2 Generalized linear model: Bioassay model with Metropolis algorithm
Metropolis algorithm: Replicate the computations for the bioassay example of BDA3 Section 3.7 using the Metropolis algorithm. The Metropolis algorithm is described in BDA3 Chapter 11.2. More information on the bioassay data can be found in Section 3.7 in BDA3, and in Chapter 3 notes.
Compute with log-densities. Reasons are explained on BDA3 page 261 and Lecture video 4.1. Remember that \(p_1/p_0=\exp(\log(p_1)-\log(p_0))\). For your convenience we have provided functions that will evaluate the log-likelihood for given \(\alpha\) and \(\beta\) (see bioassaylp() in the aaltobda package). Notice that you still need to add the prior yourself and remember the unnormalized log posterior is simply the sum of log-likelihood and log-prior. For evaluating the log of the Gaussian prior you can use the function dmvnorm from package aaltobda.

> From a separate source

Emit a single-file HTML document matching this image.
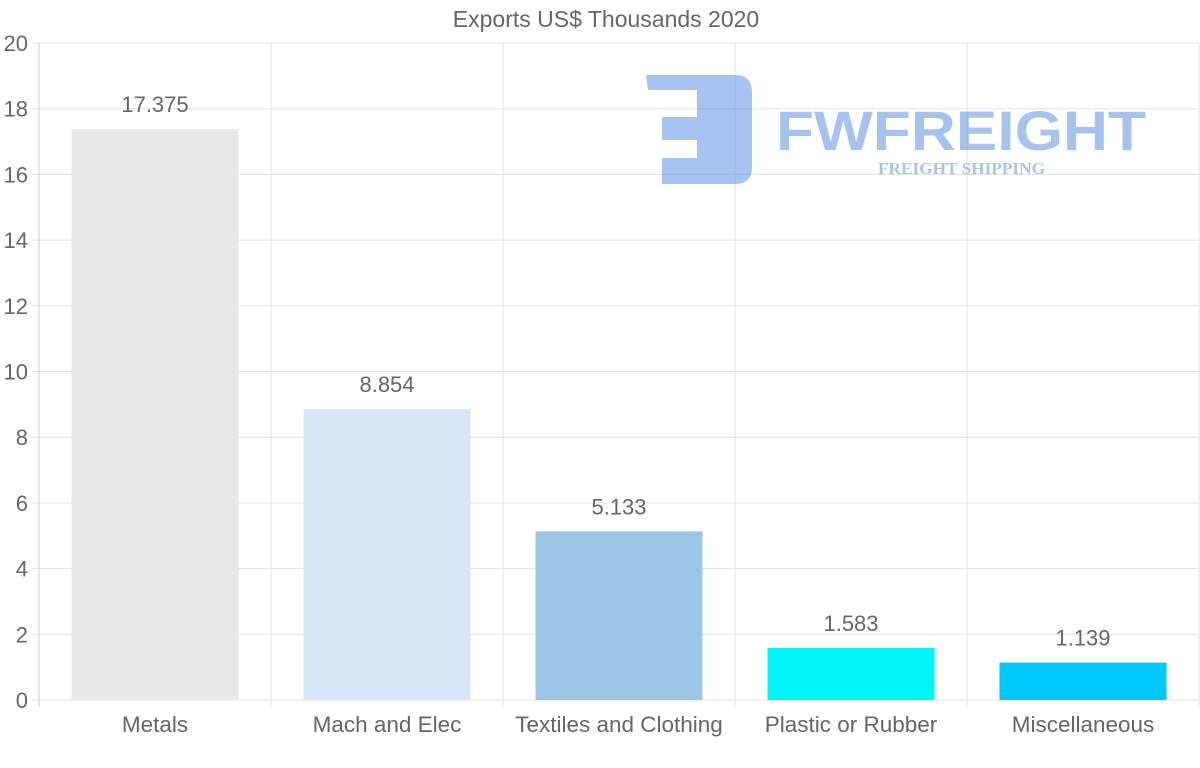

Use a simple (normal) proposal distribution. Example proposals are \(\alpha^* \sim N(\alpha_{t-1}, \sigma = 1)\) and \(\beta^* \sim N(\beta_{t-1}, \sigma = 5)\). There is no need to try to find optimal proposal but test some different values for the jump scale (\(\sigma\)). Remember to report the one you used. Efficient proposals are discussed in BDA3 p. 295–297 (not part of the course). In real-life a pre-run could be made with an automatic adaptive control to adapt the proposal distribution.